___ Dataset entries ___

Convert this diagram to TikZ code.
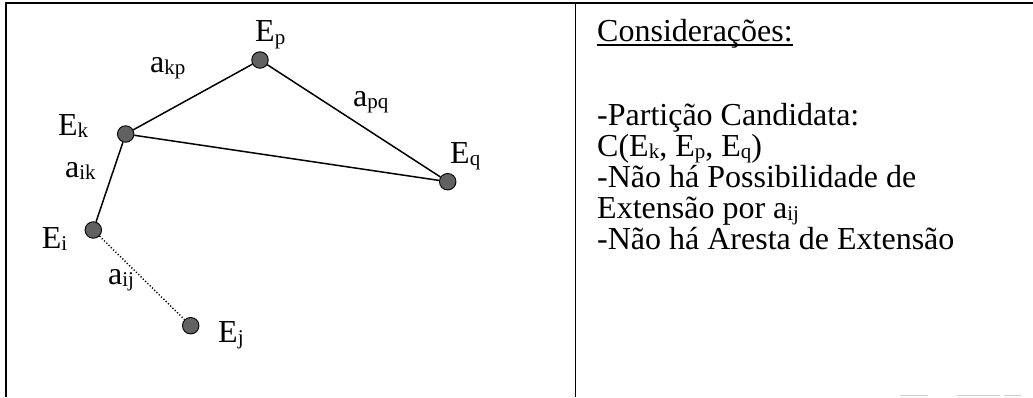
\documentclass[tikz,border=0pt]{standalone}
\usepackage{fontspec}
\setmainfont{Liberation Serif}
\newcommand\sbs[1]{\raisebox{-0.09em}{\fontsize{21}{21}\selectfont #1}}
\begin{document}
\begin{tikzpicture}[x=1pt,y=-1pt,
  vert/.style={circle,draw=black,line width=0.9pt,fill=black!62,inner sep=0pt,minimum size=16.5pt},
  edge/.style={line width=1.5pt,black},
  dotedge/.style={line width=1.4pt,black,dash pattern=on 1.2pt off 2pt},
  lbl/.style={anchor=base west,inner sep=0pt,font=\fontsize{32}{32}\selectfont},
  frame/.style={line width=1.8pt,black}]
\useasboundingbox (0,0) rectangle (1033,397);
% frame
\coordinate (tl) at (6,3);
\coordinate (tr) at (1033,3);
\coordinate (bl) at (6,397);
\coordinate (dt) at (575.5,3);
\coordinate (db) at (575.5,397);
\draw[frame] (tr) -- (tl) -- (bl);
\draw[frame] (dt) -- (db);
% faint scan marks at bottom right
\coordinate (s1a) at (900,395.5); \coordinate (s1b) at (928,395.5);
\coordinate (s2a) at (957,395.5); \coordinate (s2b) at (1000,395.5);
\coordinate (s3a) at (1004,395.5); \coordinate (s3b) at (1021,395.5);
\draw[black!18,line width=1.2pt] (s1a) -- (s1b) (s2a) -- (s2b) (s3a) -- (s3b);
% vertices
\node[vert] (Ep) at (260,60) {};
\node[vert] (Ek) at (125.7,134) {};
\node[vert] (Eq) at (447.7,181.7) {};
\node[vert] (Ei) at (93.3,230) {};
\node[vert] (Ej) at (190.7,325.7) {};
% edges
\draw[edge] (Ek) -- (Ep);
\draw[edge] (Ep) -- (Eq);
\draw[edge] (Ek) -- (Eq);
\draw[edge] (Ek) -- (Ei);
\draw[dotedge] (Ei) -- (Ej);
% labels
\node[lbl] (lEp) at (255,41.5) {E\sbs{p}};
\node[lbl] (lakp) at (150,72) {a\sbs{kp}};
\node[lbl] (lapq) at (353,106) {a\sbs{pq}};
\node[lbl] (lEk) at (58,135) {E\sbs{k}};
\node[lbl] (lEq) at (450,163) {E\sbs{q}};
\node[lbl] (laik) at (65,177) {a\sbs{ik}};
\node[lbl] (lEi) at (41.7,248) {E\sbs{i}};
\node[lbl] (laij) at (108,284) {a\sbs{ij}};
\node[lbl] (lEj) at (218,342) {E\sbs{j}};
% right text
\node[lbl] (cons) at (597,41) {Considerações:};
\draw[line width=1.3pt] ([yshift=-4pt]cons.base west) -- ([yshift=-4pt]cons.base east);
\node[lbl] (t1) at (597,125) {-Partição Candidata:};
\node[lbl] (t2) at (597,156) {C(E\sbs{k}, E\sbs{p}, E\sbs{q})};
\node[lbl] (t3) at (597,187) {-Não há Possibilidade de};
\node[lbl] (t4) at (597,218) {Extensão por a\sbs{ij}};
\node[lbl] (t5) at (597,249) {-Não há Aresta de Extensão};
\end{tikzpicture}
\end{document}
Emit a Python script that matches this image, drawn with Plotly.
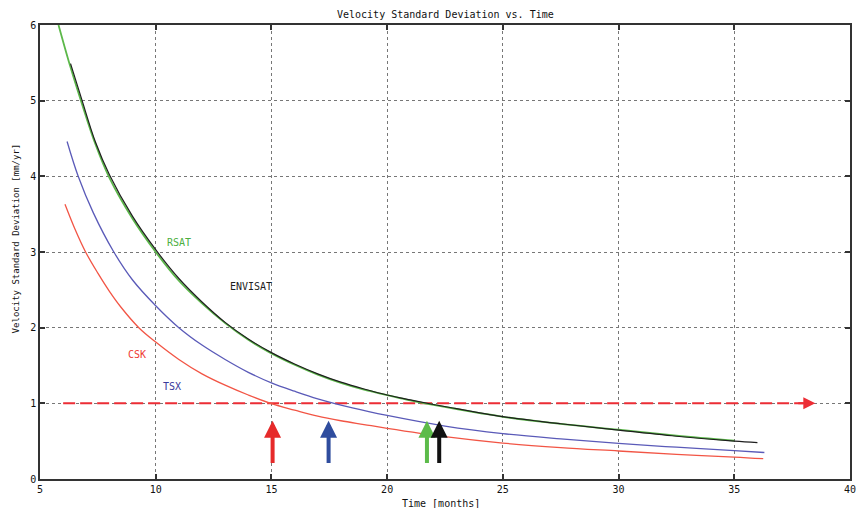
import plotly.graph_objects as go

# ---- data ----
rsat_t = [5.8, 6.3, 6.8, 7.4, 8.0, 9.0, 10.0, 11.0, 12.0, 13.0, 14.0, 15.0, 16.0, 17.0, 18.0, 19.0, 20.0,
          21.0, 22.0, 23.0, 24.0, 25.0, 27.5, 30.0, 32.5, 35.0]
rsat_v = [6.0, 5.46, 4.97, 4.42, 3.98, 3.44, 3.0, 2.62, 2.32, 2.06, 1.84, 1.66, 1.51, 1.38, 1.27, 1.18, 1.11,
          1.04, 0.98, 0.925, 0.872, 0.822, 0.728, 0.652, 0.573, 0.508]

envisat_t = [6.32, 6.8, 7.4, 8.0, 9.0, 10.0, 11.0, 12.0, 13.0, 14.0, 15.0, 16.0, 17.0, 18.0, 19.0, 20.0,
             21.0, 22.0, 23.0, 24.0, 25.0, 27.5, 30.0, 32.5, 35.0, 36.0]
envisat_v = [5.49, 5.02, 4.45, 4.02, 3.47, 3.03, 2.65, 2.34, 2.07, 1.85, 1.67, 1.52, 1.39, 1.28, 1.19, 1.11,
             1.045, 0.985, 0.93, 0.875, 0.825, 0.73, 0.645, 0.565, 0.5, 0.48]

tsx_t = [6.17, 6.65, 7.3, 8.19, 9.0, 10.0, 11.0, 12.0, 13.0, 14.0, 15.0, 16.0, 17.0, 18.5, 20.0,
         22.5, 25.0, 27.5, 30.0, 32.5, 35.0, 36.3]
tsx_v = [4.46, 4.0, 3.52, 3.0, 2.63, 2.29, 2.0, 1.77, 1.58, 1.41, 1.27, 1.16, 1.06, 0.94, 0.84,
         0.70, 0.60, 0.53, 0.47, 0.42, 0.375, 0.35]

csk_t = [6.08, 6.5, 6.97, 7.5, 8.0, 8.5, 9.27, 10.0, 11.0, 12.0, 13.0, 14.0, 15.0, 16.0, 17.0, 18.0, 19.0,
         20.0, 22.5, 25.0, 27.5, 30.0, 32.5, 35.0, 36.25]
csk_v = [3.63, 3.31, 3.0, 2.72, 2.48, 2.27, 2.0, 1.81, 1.58, 1.39, 1.24, 1.11, 0.995, 0.91, 0.83, 0.77, 0.72,
         0.67, 0.56, 0.475, 0.415, 0.37, 0.325, 0.29, 0.268]

threshold_t = [6.0, 38.0]
threshold_v = [1.0, 1.0]

# times at which each sensor reaches the 1 mm/yr threshold (arrows)
arrow_t = [15.05, 17.47, 21.72, 22.25]
arrow_names = ["CSK", "TSX", "RSAT", "ENVISAT"]

label_names = ["RSAT", "ENVISAT", "CSK", "TSX"]
label_t = [11.0, 14.1, 9.2, 10.7]
label_v = [3.12, 2.55, 1.64, 1.22]

x_ticks = [5, 10, 15, 20, 25, 30, 35, 40]
y_ticks = [0, 1, 2, 3, 4, 5, 6]

# ---- styles ----
line_col = {"RSAT": "#5cb84a", "ENVISAT": "#1e1e1e", "TSX": "#5a5ab8", "CSK": "#f25545"}
line_w = {"RSAT": 1.8, "ENVISAT": 1.2, "TSX": 1.3, "CSK": 1.3}
text_col = {"RSAT": "#4caf3f", "ENVISAT": "#1e1e1e", "TSX": "#3a3a9c", "CSK": "#ee3b33"}
arrow_col = {"CSK": "#e62a2a", "TSX": "#2f4d9e", "RSAT": "#5cbb4a", "ENVISAT": "#111111"}
FONT = "DejaVu Sans Mono"

fig = go.Figure()
fig.add_trace(go.Scatter(x=threshold_t, y=threshold_v, mode="lines",
                         line=dict(color="#ec2d35", width=2, dash="12px,5px"),
                         hoverinfo="skip"))
for name, t, v in [("RSAT", rsat_t, rsat_v), ("TSX", tsx_t, tsx_v),
                   ("CSK", csk_t, csk_v), ("ENVISAT", envisat_t, envisat_v)]:
    fig.add_trace(go.Scatter(x=t, y=v, mode="lines", name=name,
                             line=dict(color=line_col[name], width=line_w[name],
                                       shape="spline", smoothing=1.0)))

ann = []
# threshold arrow head
ann.append(dict(x=threshold_t[1] + 0.5, y=threshold_v[1], ax=threshold_t[1] - 0.3, ay=threshold_v[1],
                xref="x", yref="y", axref="x", ayref="y", text="", showarrow=True,
                arrowhead=2, arrowsize=1.2, arrowwidth=2, arrowcolor="#ec2d35"))
for t, n in zip(arrow_t, arrow_names):
    ann.append(dict(x=t, y=0.77, ax=t, ay=0.19, xref="x", yref="y", axref="x", ayref="y",
                    text="", showarrow=True, arrowhead=2, arrowsize=0.85, arrowwidth=4,
                    arrowcolor=arrow_col[n]))
for n, t, v in zip(label_names, label_t, label_v):
    ann.append(dict(x=t, y=v, xref="x", yref="y", text=n, showarrow=False,
                    font=dict(family=FONT, size=10, color=text_col[n])))
ann.append(dict(x=0.5, y=1.0, xref="paper", yref="paper", yanchor="bottom", yshift=3,
                text="Velocity Standard Deviation vs. Time",
                showarrow=False, font=dict(family=FONT, size=10, color="#111")))
ann.append(dict(x=0.495, y=0, xref="paper", yref="paper", yanchor="top", yshift=-17,
                text="Time [months]", showarrow=False, font=dict(family=FONT, size=10, color="#111")))
ann.append(dict(x=0, y=0.53, xref="paper", yref="paper", xanchor="right", xshift=-17,
                text="Velocity Standard Deviation [mm/yr]", textangle=-90, showarrow=False,
                font=dict(family=FONT, size=9, color="#111")))
fig.update_layout(annotations=ann)

axis_common = dict(showline=True, mirror="ticks", linecolor="#333", linewidth=1.5,
                   ticks="inside", ticklen=5, tickwidth=1.5, tickcolor="#333",
                   showgrid=True, gridcolor="#777", griddash="dot", gridwidth=1,
                   zeroline=False, automargin=False,
                   tickfont=dict(family=FONT, size=10, color="#111"))
fig.update_xaxes(range=[5, 40], tickvals=x_ticks, **axis_common)
fig.update_yaxes(range=[0, 6], tickvals=y_ticks, **axis_common)

fig.update_layout(width=861, height=508, margin=dict(l=40, r=11, t=25, b=29, autoexpand=False),
                  paper_bgcolor="white", plot_bgcolor="white", showlegend=False)
fig.write_html("out.html")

___

What you should do — Repeat only the lines from the one with "Emit a Python" down to the one with "threshold_v = [1.0, 1.0]", word for word and both included, and leave the pictures out.

Correct result —
Emit a Python script that matches this image, drawn with Plotly.
import plotly.graph_objects as go

# ---- data ----
rsat_t = [5.8, 6.3, 6.8, 7.4, 8.0, 9.0, 10.0, 11.0, 12.0, 13.0, 14.0, 15.0, 16.0, 17.0, 18.0, 19.0, 20.0,
          21.0, 22.0, 23.0, 24.0, 25.0, 27.5, 30.0, 32.5, 35.0]
rsat_v = [6.0, 5.46, 4.97, 4.42, 3.98, 3.44, 3.0, 2.62, 2.32, 2.06, 1.84, 1.66, 1.51, 1.38, 1.27, 1.18, 1.11,
          1.04, 0.98, 0.925, 0.872, 0.822, 0.728, 0.652, 0.573, 0.508]

envisat_t = [6.32, 6.8, 7.4, 8.0, 9.0, 10.0, 11.0, 12.0, 13.0, 14.0, 15.0, 16.0, 17.0, 18.0, 19.0, 20.0,
             21.0, 22.0, 23.0, 24.0, 25.0, 27.5, 30.0, 32.5, 35.0, 36.0]
envisat_v = [5.49, 5.02, 4.45, 4.02, 3.47, 3.03, 2.65, 2.34, 2.07, 1.85, 1.67, 1.52, 1.39, 1.28, 1.19, 1.11,
             1.045, 0.985, 0.93, 0.875, 0.825, 0.73, 0.645, 0.565, 0.5, 0.48]

tsx_t = [6.17, 6.65, 7.3, 8.19, 9.0, 10.0, 11.0, 12.0, 13.0, 14.0, 15.0, 16.0, 17.0, 18.5, 20.0,
         22.5, 25.0, 27.5, 30.0, 32.5, 35.0, 36.3]
tsx_v = [4.46, 4.0, 3.52, 3.0, 2.63, 2.29, 2.0, 1.77, 1.58, 1.41, 1.27, 1.16, 1.06, 0.94, 0.84,
         0.70, 0.60, 0.53, 0.47, 0.42, 0.375, 0.35]

csk_t = [6.08, 6.5, 6.97, 7.5, 8.0, 8.5, 9.27, 10.0, 11.0, 12.0, 13.0, 14.0, 15.0, 16.0, 17.0, 18.0, 19.0,
         20.0, 22.5, 25.0, 27.5, 30.0, 32.5, 35.0, 36.25]
csk_v = [3.63, 3.31, 3.0, 2.72, 2.48, 2.27, 2.0, 1.81, 1.58, 1.39, 1.24, 1.11, 0.995, 0.91, 0.83, 0.77, 0.72,
         0.67, 0.56, 0.475, 0.415, 0.37, 0.325, 0.29, 0.268]

threshold_t = [6.0, 38.0]
threshold_v = [1.0, 1.0]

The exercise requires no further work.